When to Focus on Long Rides

This was a game changer for me.  It wasn’t until I did the math that I realized I had been ignoring a real gold mine.  These are the numbers.

When I sit in traffic, I make 18 cents per minute, or $10.80 per hour.  However, when I am driving at 70 MPH down the freeway for an hour, I am earning ~$1.30 per minute (based on a per mile rate of $1.33 for Lyft), or $78 per hour.  That is a ratio of nearly 1 to 8.  Clearly, if I can get a long ride during times of low traffic, I should always take it.


Earlier this week, I had two long rides to Sacramento.  I earned $140 (with tips) on each ride, which took approximately 90 minutes a piece.

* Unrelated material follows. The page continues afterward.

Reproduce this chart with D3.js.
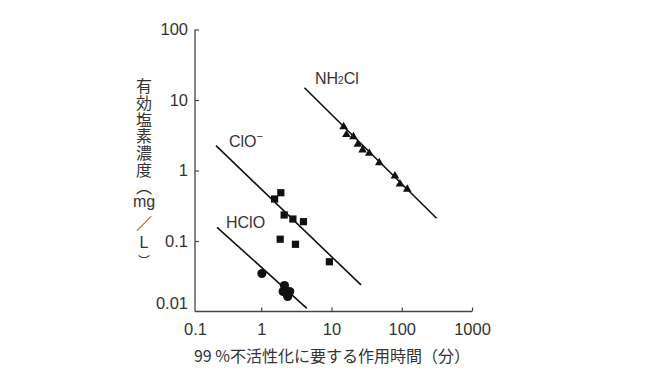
<!DOCTYPE html>
<html><head><meta charset="utf-8">
<script src="https://cdn.jsdelivr.net/npm/d3@7"></script>
<style>body{margin:0;background:#fff}svg{display:block}</style>
</head><body><svg id="c" width="645" height="375"></svg>
<script>
// ---- data ----
const xTickValues = [0.1, 1, 10, 100, 1000];
const yTickValues = [0.01, 0.1, 1, 10, 100];
const xTitle = "99 %不活性化に要する作用時間（分）";
const yTitleMain = "有効塩素濃度（";
const yTitleUnit = ["mg", "／", "L", "︶"];

// HClO (circles)
const hcloTime = [1.02, 2.14, 2.05, 2.54, 2.38];
const hcloConc = [0.0346, 0.0234, 0.0192, 0.0192, 0.0163];
// ClO- (squares)
const cloTime = [1.55, 1.90, 2.12, 2.82, 3.99, 1.86, 3.07, 9.33];
const cloConc = [0.394, 0.484, 0.234, 0.205, 0.188, 0.106, 0.0898, 0.0508];
// NH2Cl (triangles)
const nhTime = [14.9, 16.3, 20.5, 23.7, 27.7, 34.5, 47.9, 80.0, 94.3, 119.7];
const nhConc = [4.17, 3.23, 3.01, 2.36, 1.95, 1.75, 1.29, 0.836, 0.644, 0.541];

// fitted lines (end points)
const hcloLineTime = [0.235, 4.46];
const hcloLineConc = [0.156, 0.0111];
const cloLineTime = [0.227, 26.3];
const cloLineConc = [2.25, 0.0238];
const nhLineTime = [4.12, 313];
const nhLineConc = [14.9, 0.21];

// ---- layout ----
const svg = d3.select("#c");
const latin = "'Liberation Sans', Arial, sans-serif";
const cjk = "'Noto Sans CJK JP', 'Noto Sans', sans-serif";
const axisX = 195;
const x = d3.scaleLog().domain([0.1, 1000]).range([191, 472]);
const y = d3.scaleLog().domain([0.01, 100]).range([311.5, 29.5]);
const ink = "#333";

// axes lines
svg.append("line").attr("x1", axisX).attr("x2", axisX).attr("y1", y(100)).attr("y2", y(0.01))
  .attr("stroke", "#444").attr("stroke-width", 1.3);
svg.append("line").attr("x1", axisX).attr("x2", x(1000)).attr("y1", y(0.01)).attr("y2", y(0.01))
  .attr("stroke", "#444").attr("stroke-width", 1.3);

// y axis
const gy = svg.append("g").attr("transform", `translate(${axisX},0)`)
  .call(d3.axisLeft(y).tickValues(yTickValues).tickFormat(d => String(d)).tickSize(-4).tickPadding(7));
gy.select(".domain").remove();
gy.selectAll(".tick line").attr("stroke", "#444").attr("stroke-width", 1.2);
gy.selectAll(".tick text").attr("font-family", latin).attr("font-size", 16.5).attr("fill", ink);
gy.selectAll(".tick").filter(d => d === 0.01).select("line").remove();
gy.selectAll(".tick").filter(d => d === 0.01).select("text").attr("dy", "-0.2em");

// x axis
const gx = svg.append("g").attr("transform", `translate(0,${y(0.01)})`)
  .call(d3.axisBottom(x).tickValues(xTickValues).tickFormat(d => String(d)).tickSize(-4).tickPadding(12));
gx.select(".domain").remove();
gx.selectAll(".tick line").attr("stroke", "#444").attr("stroke-width", 1.2);
gx.selectAll(".tick text").attr("font-family", latin).attr("font-size", 16.5).attr("fill", ink);
gx.selectAll(".tick").filter(d => d === 0.1).select("line").remove();
gx.selectAll(".tick").filter(d => d === 0.1).select("text").attr("x", axisX - x(0.1));

// x title
svg.append("text").attr("x", 332).attr("y", 362).attr("text-anchor", "middle")
  .attr("font-family", cjk).attr("font-size", 16).attr("fill", ink).text(xTitle);

// y title (vertical)
svg.append("text").attr("x", 144).attr("y", 78)
  .attr("writing-mode", "vertical-rl").style("writing-mode", "vertical-rl")
  .attr("font-family", cjk).attr("font-size", 16).attr("letter-spacing", 0.8)
  .attr("fill", ink).text(yTitleMain);
const unitY = [201, 221.5, 242, 260];
svg.append("g").selectAll("text").data(yTitleUnit).join("text")
  .attr("x", 144).attr("y", (d, i) => unitY[i])
  .attr("text-anchor", "middle").attr("dominant-baseline", "central")
  .attr("font-family", d => (d === "mg" || d === "L") ? latin : cjk)
  .attr("font-size", d => d === "︶" ? 12 : 16).attr("fill", ink).text(d => d);

// fitted lines
const line = d3.line().x(d => x(d[0])).y(d => y(d[1]));
[[hcloLineTime, hcloLineConc], [cloLineTime, cloLineConc], [nhLineTime, nhLineConc]].forEach(([t, c]) => {
  svg.append("path").attr("d", line(d3.zip(t, c))).attr("fill", "none")
    .attr("stroke", "#111").attr("stroke-width", 1.6);
});

// markers
function drawMarkers(t, c, type, size) {
  svg.append("g").selectAll("path").data(d3.zip(t, c)).join("path")
    .attr("transform", d => `translate(${x(d[0])},${y(d[1])})`)
    .attr("d", d3.symbol().type(type).size(size)).attr("fill", "#111");
}
drawMarkers(hcloTime, hcloConc, d3.symbolCircle, 66);
drawMarkers(cloTime, cloConc, d3.symbolSquare, 52);
drawMarkers(nhTime, nhConc, d3.symbolTriangle, 32);

// series labels
const nh = svg.append("text").attr("x", 315).attr("y", 84).attr("font-family", latin)
  .attr("font-size", 16).attr("fill", ink);
nh.append("tspan").text("NH");
nh.append("tspan").attr("font-size", 10).text("2");
nh.append("tspan").text("Cl");

const clo = svg.append("text").attr("x", 229).attr("y", 146.5).attr("font-family", latin)
  .attr("font-size", 16).attr("fill", ink);
clo.append("tspan").text("ClO");
clo.append("tspan").attr("font-size", 11).attr("dy", -7).text("−");

svg.append("text").attr("x", 226).attr("y", 227.5).attr("font-family", latin)
  .attr("font-size", 16).attr("fill", ink).text("HClO");
</script></body></html>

I was able to pick up a few short rides on the way back, but let’s assume I did not.  I drove for three hours in total and earned $140.  I still earned $46.66 per hour.  Long rides in low traffic always pay off.

Putting The Odds In Your Favor

Now that my ride goal was only 165 (instead of 165 plus an Uber bonus), I needed to figure out how to get more long rides. My goal was now to fit 165 rides in my 50-hour work week.  This is where I began experimenting with the destination filters, particularly on the weekends.

On the weekend, there are two factors at play which benefit the driver.  First, traffic is much lighter.  There are no rush hours on Saturday and Sunday.  This is especially true in the mornings, before noon.  Second, more people are looking for long rides.  There are fewer work commuters.  There are more people going to the airport, or heading off to another city to visit a friend or family.

Essentially, I set the filter from one end of the bay to the other.  I will start in San Francisco, and point my filter to San Jose, and then back again.  Sometimes, I get to the airport, and then I get rides to other areas as well.  This map shows the four most common routes.

This strategy has allowed me to get multiple long rides in a day, which really jacks up my per hour earnings.  It is not uncommon to earn over $300 in an eight hour day on Saturday or Sunday.  I only wish I had figured this out 2 year ago.  I can’t imagine how much money I passed up going for all those short rides.

How Will You Use This Information?

I have shared with you an important distinction for rideshare drivers.  How you use this information depends on whether you are a full time or part time driver, the specific nature of your market, and the bonuses that are available to you.  I sure do love those long rides now that I realize how much more money I am making on them.  It’s great to feel the open road.  Be safe out there.

Drivers, do you prefer long rides, short rides or both in your market? Which one is more lucrative?